Several children at Texas Children’s Hospital have multisystem inflammatory syndrome linked to COVID-19

HOUSTON – Texas Children’s Hospital confirmed that several children have or are suspected of having multisystem inflammatory syndrome, which is linked to the coronavirus.

The hospital stated that not all of its patients are critically ill from the syndrome. For privacy reasons, the hospital has not said exactly how many patients it’s treating or how old they are.

“There was no reason to think that Houston and Texas would skip this consequence of COVID-19 infection and sure enough, it arrived in about the same time frame as the original infection hit us compared to the East Coast,” said Dr. Lara Shekerdemian, chief of critical care.

She said some of the patients may not have shown signs of an initial COVID-19 infection.

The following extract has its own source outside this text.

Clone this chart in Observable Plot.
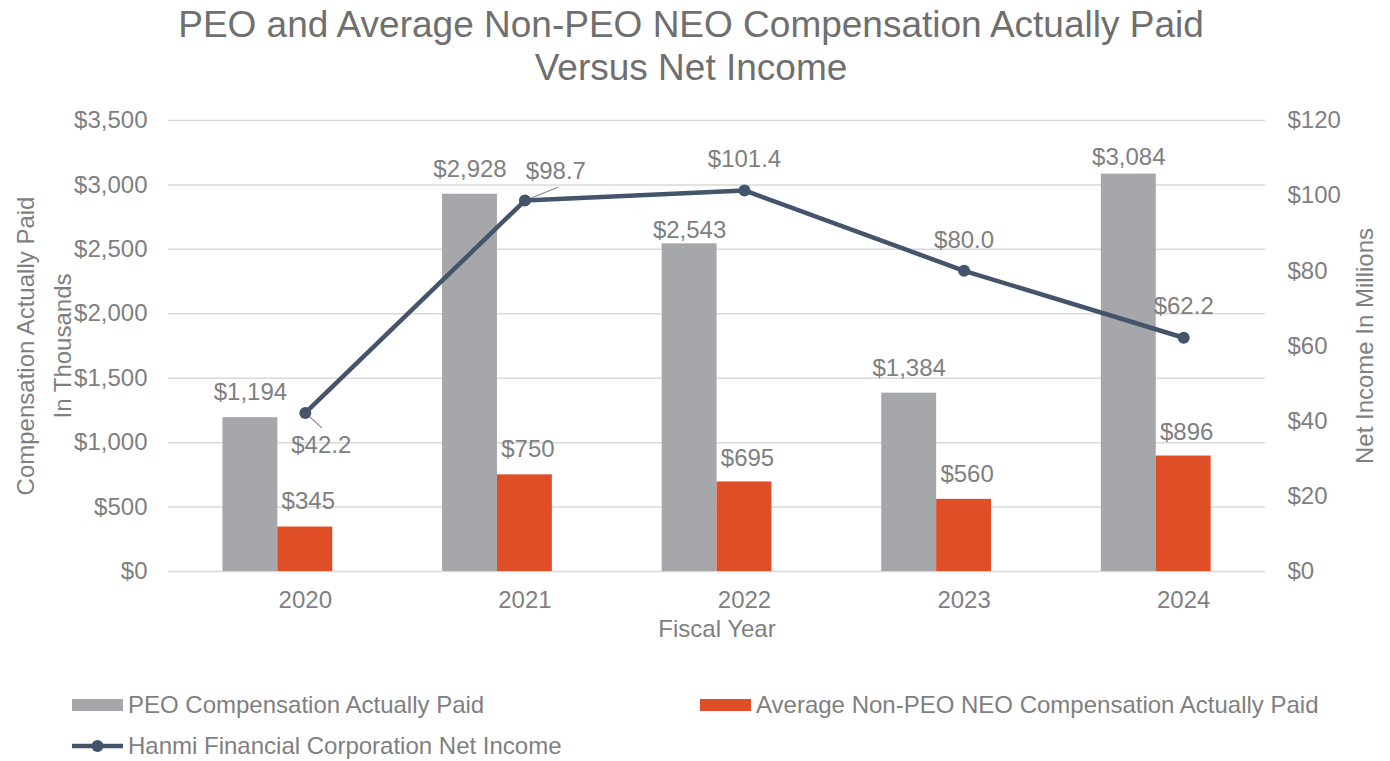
<!DOCTYPE html>
<html><head><meta charset="utf-8">
<script src="https://cdn.jsdelivr.net/npm/d3@7"></script>
<script src="https://cdn.jsdelivr.net/npm/@observablehq/plot@0.6"></script>
<style>
body{margin:0;background:#fff;font-family:"Liberation Sans",Arial,sans-serif;}
#wrap{position:relative;width:1390px;height:761px;overflow:hidden;}
#title{position:absolute;left:0;top:3px;width:1382px;text-align:center;font-size:37px;line-height:43px;color:#6f6f6f;}
#chart{position:absolute;left:0;top:100px;}
.leg{position:absolute;display:flex;align-items:center;font-size:24px;color:#7f7f7f;line-height:24px;white-space:nowrap;}
.leg svg{margin-right:5px;}
</style></head><body>
<div id="wrap">
<div id="title">PEO and Average Non-PEO NEO Compensation Actually Paid<br>Versus Net Income</div>
<div id="chart"></div>
</div>
<script>
// ---- data ----
const years = ["2020", "2021", "2022", "2023", "2024"];
const peoPaid = [1194, 2928, 2543, 1384, 3084];
const neoPaid = [345, 750, 695, 560, 896];
const netIncome = [42.2, 98.7, 101.4, 80.0, 62.2];
const leftTicks = [0, 500, 1000, 1500, 2000, 2500, 3000, 3500];
const rightTicks = [0, 20, 40, 60, 80, 100, 120];
const seriesNames = ["PEO Compensation Actually Paid", "Average Non-PEO NEO Compensation Actually Paid", "Hanmi Financial Corporation Net Income"];

// ---- styling / layout ----
const GRAY = "#a6a7aa", ORANGE = "#e04e27", NAVY = "#44546a", TXT = "#7f7f7f";
const W = 1390, H = 580;
const xRange = [195, 1293];
const step = (xRange[1] - xRange[0]) / years.length;
const bw = step * 0.75, slot = bw / 3;
const k = 3500 / 120; // right-axis units -> left-axis units

const rows = years.map((y, i) => ({year: y, peo: peoPaid[i], neo: neoPaid[i], inc: netIncome[i]}));
const money = d3.format("$,");

const peoDy = {"2020": -25, "2021": -25, "2022": -14, "2023": -25, "2024": -17};
const neoDy = {"2020": -26, "2021": -26, "2022": -24, "2023": -25, "2024": -24};
const incOff = {"2020": [16, 32], "2021": [31, -29], "2022": [0, -31], "2023": [0, -31], "2024": [0, -31]};

const lineShape = {draw(c, l) { c.moveTo(0, 0); c.lineTo(0, -l); }};

const marks = [
  Plot.ruleY(leftTicks, {stroke: "#d9d9d9", strokeWidth: 1.5}),
  Plot.axisY({anchor: "left", ticks: leftTicks, tickFormat: money, tickSize: 0, tickPadding: 21, label: null, fill: TXT}),
  Plot.axisY({anchor: "right", ticks: rightTicks.map(v => v * k), tickFormat: d => "$" + Math.round(d / k), tickSize: 0, tickPadding: 22, label: null, fill: TXT}),
  Plot.axisX({tickSize: 0, tickPadding: 19, label: null, fill: TXT}),
  Plot.barY(rows, {x: "year", y: "peo", fill: GRAY, insetRight: 2 * slot}),
  Plot.barY(rows, {x: "year", y: "neo", fill: ORANGE, insetLeft: slot, insetRight: slot}),
  Plot.vector([rows[0]], {x: "year", y: d => d.inc * k, rotate: 132, length: 22, anchor: "start", shape: lineShape, stroke: "#8a8a8a", strokeWidth: 1.2}),
  Plot.vector([rows[1]], {x: "year", y: d => d.inc * k, rotate: 68, length: 35, anchor: "start", shape: lineShape, stroke: "#8a8a8a", strokeWidth: 1.2}),
  Plot.line(rows, {x: "year", y: d => d.inc * k, stroke: NAVY, strokeWidth: 4.5}),
  Plot.dot(rows, {x: "year", y: d => d.inc * k, r: 6, fill: NAVY}),
  ...rows.map(r => Plot.text([r], {x: "year", y: "peo", text: d => money(d.peo), dx: -slot, dy: peoDy[r.year], fill: TXT})),
  ...rows.map(r => Plot.text([r], {x: "year", y: "neo", text: d => money(d.neo), dx: 3, dy: neoDy[r.year], fill: TXT})),
  ...rows.map(r => Plot.text([r], {x: "year", y: d => d.inc * k, text: d => "$" + d.inc.toFixed(1), dx: incOff[r.year][0], dy: incOff[r.year][1], fill: TXT})),
  Plot.text(["Compensation Actually Paid\nIn Thousands"], {frameAnchor: "left", textAnchor: "middle", lineAnchor: "middle", rotate: -90, dx: -128, lineHeight: 1.55, fill: TXT}),
  Plot.text(["Net Income In Millions"], {frameAnchor: "right", textAnchor: "middle", lineAnchor: "middle", rotate: -90, dx: 100, fill: TXT}),
  Plot.text(["Fiscal Year"], {frameAnchor: "bottom", dy: 65, fill: TXT})
];

const chart = Plot.plot({
  width: W, height: H,
  marginLeft: 168, marginRight: 125, marginTop: 20, marginBottom: 109,
  style: {fontFamily: "'Liberation Sans', Arial, sans-serif", fontSize: "24px", background: "transparent", color: TXT, overflow: "visible"},
  x: {type: "band", domain: years, range: xRange, paddingInner: 0.25, paddingOuter: 0.125, round: false},
  y: {domain: [0, 3500]},
  marks
});
document.getElementById("chart").appendChild(chart);

// ---- legend ----
const wrap = document.getElementById("wrap");
const legendItems = [
  {name: seriesNames[0], kind: "bar", color: GRAY, left: 72, top: 705},
  {name: seriesNames[1], kind: "bar", color: ORANGE, left: 700, top: 705},
  {name: seriesNames[2], kind: "line", color: NAVY, left: 72, top: 746}
];
for (const it of legendItems) {
  const div = document.createElement("div");
  div.className = "leg";
  div.style.left = it.left + "px";
  div.style.top = (it.top - 12) + "px";
  const sw = d3.create("svg").attr("width", 51).attr("height", 24);
  if (it.kind === "bar") {
    sw.append("rect").attr("x", 0).attr("y", 6).attr("width", 51).attr("height", 12).attr("fill", it.color);
  } else {
    sw.append("line").attr("x1", 0).attr("x2", 51).attr("y1", 12).attr("y2", 12).attr("stroke", it.color).attr("stroke-width", 4.5);
    sw.append("circle").attr("cx", 25.5).attr("cy", 12).attr("r", 6).attr("fill", it.color);
  }
  div.appendChild(sw.node());
  const span = document.createElement("span");
  span.textContent = it.name;
  div.appendChild(span);
  wrap.appendChild(div);
}
</script>
</body></html>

“It seems to affect children about four to six weeks after exposure to COVID so it's quite a long time lag between any exposure or early illness and then the MIS-C complication,” Dr. Shekerdemian said.

Doctors are taking several steps to diagnose the children, including taking a close look at their symptoms.

MIS-C has similar characteristics of Kawasaki disease, including high fever, rash on the chest, back and abdomen, red eyes or conjunctivitis, swelling and inflammation of the mouth, lips and throat, enlarged lymph glands in the neck, and redness and swelling of the hands and feet.

The difference between MIS-C and classic Kawasaki disease are the fact that MIS-C does seem to affect older children, and abdominal pain appears to be common in those with MIS-C, according to the hospital.